BONG: As soon as the film opens, within the first scene, you can see how beautiful it is, the composition and cinematography. I’m also a big fan of Harris Savides. He worked with you multiple times on films, and also on films like Gus Van Sant’s Elephant, as well. We can’t move on without talking about him. Are there any thoughts that you would like to share?

FINCHER: I mean, no… I mean, Harris was a fucking genius and one of the most talented people I’ve ever been lucky enough to collide with. He was one of the greats. He’s one of the people who made you look at what you were doing on the day for its essence and its clarity, and he brought a lot of that to this. A lot of it was like, if you don’t know Harris, [imitating his voice] “Why are we shooting so many of these coverages? You’re never gonna have time for this.” And he was wrong,

[LAUGHS]

FINCHER: We used it all. No, but he’s truly one of those people who just saw things differently.
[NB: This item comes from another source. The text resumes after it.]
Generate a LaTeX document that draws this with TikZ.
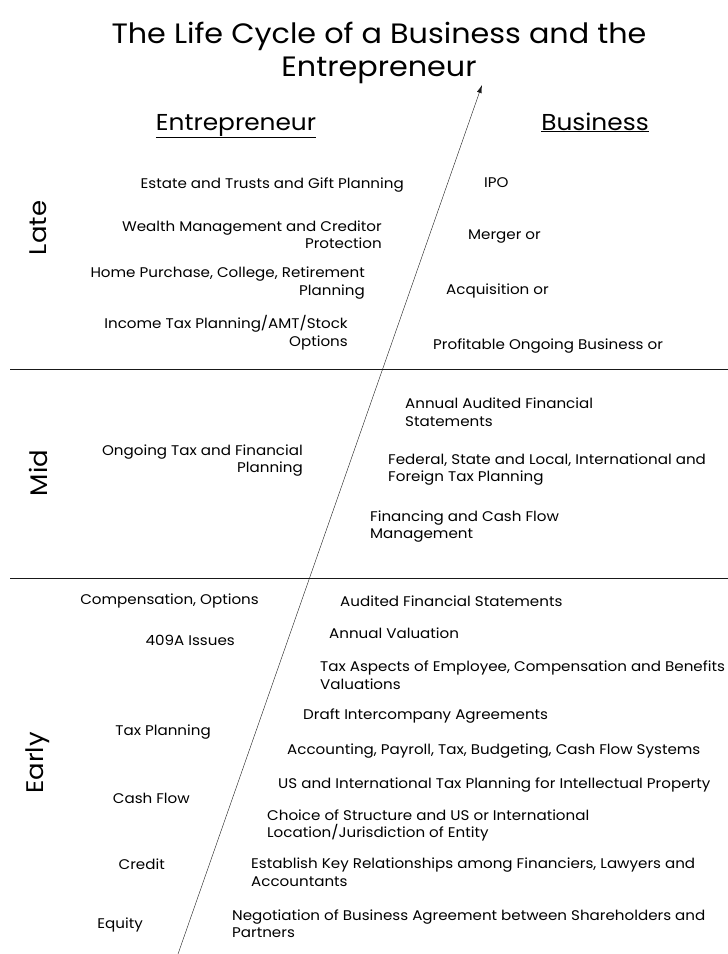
\documentclass[tikz,border=0pt]{standalone}
\usepackage{fontspec}
\setmainfont{Poppins}[FakeStretch=1.08]
\usetikzlibrary{arrows.meta}

\begin{document}
\begin{tikzpicture}[x=1pt, y=-1pt]

    % Colors
    \definecolor{inkcol}{RGB}{25,25,25}

    % Common text styles
    \tikzset{
        titletext/.style={font=\fontsize{28}{33}\selectfont, align=center, inner sep=0pt},
        headtext/.style={font=\fontsize{23}{26}\selectfont, anchor=base, inner sep=0pt},
        stagetext/.style={font=\fontsize{24}{26}\selectfont, rotate=90, inner sep=0pt},
        lefttext/.style={font=\fontsize{14}{17.5}\selectfont, align=right, anchor=east, inner sep=0pt},
        righttext/.style={font=\fontsize{14}{17.5}\selectfont, align=left, anchor=west, inner sep=0pt},
        divider/.style={semithick, inkcol}
    }

    \useasboundingbox (0,0) rectangle (728,954);

    % ===================== Title and headers =====================
    \node[titletext] (title) at (379,53)
        {The Life Cycle of a Business and the\\Entrepreneur};
    \node[headtext] (enthead) at (236,130) {\underline{Entrepreneur}};
    \node[headtext] (bushead) at (595,130) {\underline{Business}};

    % ===================== Dividers and arrow =====================
    \coordinate (lateL) at (10,369);
    \coordinate (lateR) at (728,369);
    \coordinate (midL) at (10,578);
    \coordinate (midR) at (728,578);
    \draw[divider] (lateL) -- (lateR);
    \draw[divider] (midL) -- (midR);

    \coordinate (tail) at (178,954);
    \coordinate (head) at (482,85);
    \draw[inkcol, thin, -{Latex[length=8pt,width=5pt]}] (tail) -- (head);

    % ===================== Stages =====================
    \node[stagetext] (late) at (38,228) {Late};
    \node[stagetext] (mid) at (38,473) {Mid};
    \node[stagetext] (early) at (38,763) {Early};

    % ===================== Late stage =====================
    \node[lefttext] (estate) at (404,185) {Estate and Trusts and Gift Planning};
    \node[lefttext] (wealth) at (382,234.5) {Wealth Management and Creditor\\Protection};
    \node[lefttext] (home) at (365,283) {Home Purchase, College, Retirement\\Planning};
    \node[lefttext] (income) at (348,332.5) {Income Tax Planning/AMT/Stock\\Options};

    \node[righttext] (ipo) at (484,183) {IPO};
    \node[righttext] (merger) at (468,237) {Merger or};
    \node[righttext] (acq) at (446,291) {Acquisition or};
    \node[righttext] (profit) at (433,346) {Profitable Ongoing Business or};

    % ===================== Mid stage =====================
    \node[lefttext] (ongoing) at (303,460.5) {Ongoing Tax and Financial\\Planning};

    \node[righttext] (annaudit) at (405,412) {Annual Audited Financial\\Statements};
    \node[righttext] (federal) at (388,469.5) {Federal, State and Local, International and\\Foreign Tax Planning};
    \node[righttext] (financing) at (370,526.5) {Financing and Cash Flow\\Management};

    % ===================== Early stage =====================
    \node[lefttext] (comp) at (259,601) {Compensation, Options};
    \node[lefttext] (issues) at (235,640) {409A Issues};
    \node[lefttext] (taxplan) at (211,732) {Tax Planning};
    \node[lefttext] (cash) at (190,798) {Cash Flow};
    \node[lefttext] (credit) at (165,864) {Credit};
    \node[lefttext] (equity) at (143,925) {Equity};

    \node[righttext] (audited) at (340,601) {Audited Financial Statements};
    \node[righttext] (valuation) at (329,633) {Annual Valuation};
    \node[righttext] (aspects) at (320,675) {Tax Aspects of Employee, Compensation and Benefits\\Valuations};
    \node[righttext] (draft) at (303,716) {Draft Intercompany Agreements};
    \node[righttext] (accounting) at (287,751) {Accounting, Payroll, Tax, Budgeting, Cash Flow Systems};
    \node[righttext] (usintl) at (278,785) {US and International Tax Planning for Intellectual Property};
    \node[righttext] (choice) at (267,825.5) {Choice of Structure and US or International\\Location/Jurisdiction of Entity};
    \node[righttext] (establish) at (251,872) {Establish Key Relationships among Financiers, Lawyers and\\Accountants};
    \node[righttext] (negotiation) at (232,923.5) {Negotiation of Business Agreement between Shareholders and\\Partners};

\end{tikzpicture}
\end{document}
And yet, he did not have a good time on it. He did not want to work with this digital camera. And he did not want to have a camera that was tethered to a recorder. But I would put this up with Birth, and Elephant, and some of the most amazing stuff that he ever did. And totally with both hands tied behind his back.

BONG: As a fellow director, I just want to ask for tips. [Fincher laughs, and Bong caresses Fincher’s leg] With this movie, Zodiac, it truly overcame the span of a long period of time to become a classic film. I’m curious about your tips.

[LAUGHS]

FINCHER: Well, I’m happy for the curation and being included in your open mic week here. I couldn’t be happier to be feted. Thank you.